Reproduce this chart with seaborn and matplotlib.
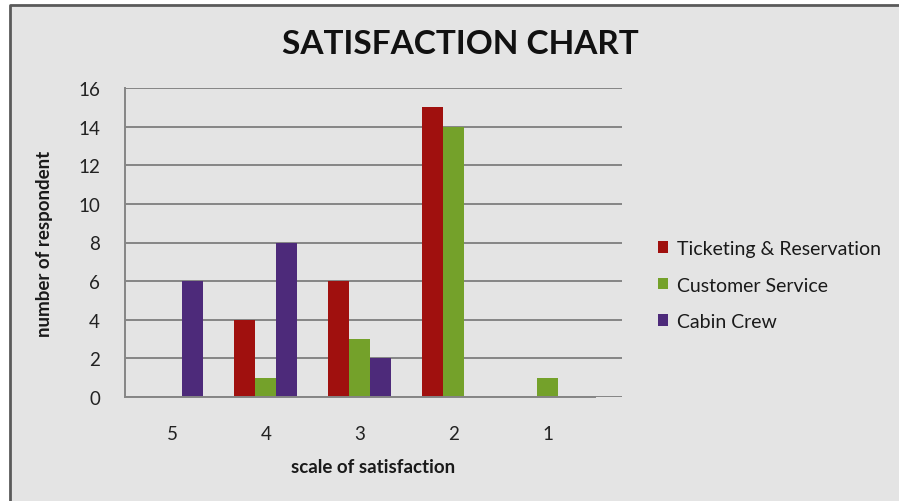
import pandas as pd
import matplotlib
matplotlib.use("Agg")
import matplotlib.pyplot as plt
import matplotlib.patches as mpatches
import matplotlib.lines as mlines
import seaborn as sns

scale = ["5", "4", "3", "2", "1"]
ticketing = [0, 4, 6, 15, 0]
customer_service = [0, 1, 3, 14, 1]
cabin_crew = [6, 8, 2, 0, 0]
series = ["Ticketing & Reservation", "Customer Service", "Cabin Crew"]
colors = ["#a0100e", "#74a12a", "#4d2a7a"]

df = pd.DataFrame({
    "scale": scale * 3,
    "count": ticketing + customer_service + cabin_crew,
    "series": [s for s in series for _ in scale],
})

sns.set_theme(style="white")
plt.rcParams["font.family"] = ["Lato", "DejaVu Sans"]

fig = plt.figure(figsize=(8.99, 5.02), dpi=100)
fig.patch.set_facecolor("white")
x0, y0 = 10 / 899, 1 - 6 / 502
fig.patches.append(mpatches.Rectangle((x0, 0), 1 - x0, y0, transform=fig.transFigure,
                                      facecolor="#e4e4e4", linewidth=0, zorder=-10))
# chart frame: only top and left edges are inside the picture
fig.lines.append(mlines.Line2D([x0, x0, 1], [0, y0, y0], transform=fig.transFigure,
                               color="#5a5a5a", linewidth=2, zorder=-9))

ax = fig.add_axes([125 / 899, 1 - 398 / 502, (622 - 125) / 899, (398 - 89) / 502])
ax.set_facecolor("none")

sns.barplot(data=df, x="scale", y="count", hue="series", order=scale,
            hue_order=series, palette=colors, width=0.67, saturation=1,
            linewidth=0, ax=ax, legend=True)

ax.set_ylim(0, 16)
ax.set_yticks(range(0, 17, 2))
ax.set_xlim(-0.5, 4.79)
ax.yaxis.grid(True, color="#858585", linewidth=1.4)
ax.set_axisbelow(True)
for s in ["top", "right"]:
    ax.spines[s].set_visible(False)
ax.spines["left"].set_color("#858585")
ax.spines["left"].set_linewidth(1.4)
ax.spines["bottom"].set_color("#858585")
ax.spines["bottom"].set_linewidth(1.4)
ax.spines["bottom"].set_bounds(-0.5, 4.5)
ax.tick_params(axis="y", direction="out", length=7, width=1.4, color="#858585",
               labelsize=13.5, labelcolor="#222222", pad=11)
ax.tick_params(axis="x", length=0, labelsize=13.5, labelcolor="#222222", pad=20)

ax.set_xlabel("scale of satisfaction", fontsize=13.5, fontweight="bold",
              color="#1a1a1a", labelpad=12)
ax.set_ylabel("number of respondent", fontsize=13.5, fontweight="bold",
              color="#1a1a1a", labelpad=18)

fig.text(460 / 899, 1 - 45 / 502, "SATISFACTION CHART", ha="center", va="center",
         fontsize=24, fontweight="bold", color="#111111")

handles, labels = ax.get_legend_handles_labels()
ax.get_legend().remove()
fig.legend(handles, labels, loc="center left",
           bbox_to_anchor=(640 / 899, 1 - 286 / 502), frameon=False,
           fontsize=14, handlelength=0.55, handleheight=0.55,
           handletextpad=0.45, labelspacing=1.0, labelcolor="#1a1a1a")

fig.savefig("out.png", dpi=100, facecolor=fig.get_facecolor())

----

REQUIRED WORK: Pictures are excluded; extract exactly the lines from the start of the data through the line that holds "import seaborn as sns", both ends included.

RESPONSE TO THE EXERCISE:
Reproduce this chart with seaborn and matplotlib.
import pandas as pd
import matplotlib
matplotlib.use("Agg")
import matplotlib.pyplot as plt
import matplotlib.patches as mpatches
import matplotlib.lines as mlines
import seaborn as sns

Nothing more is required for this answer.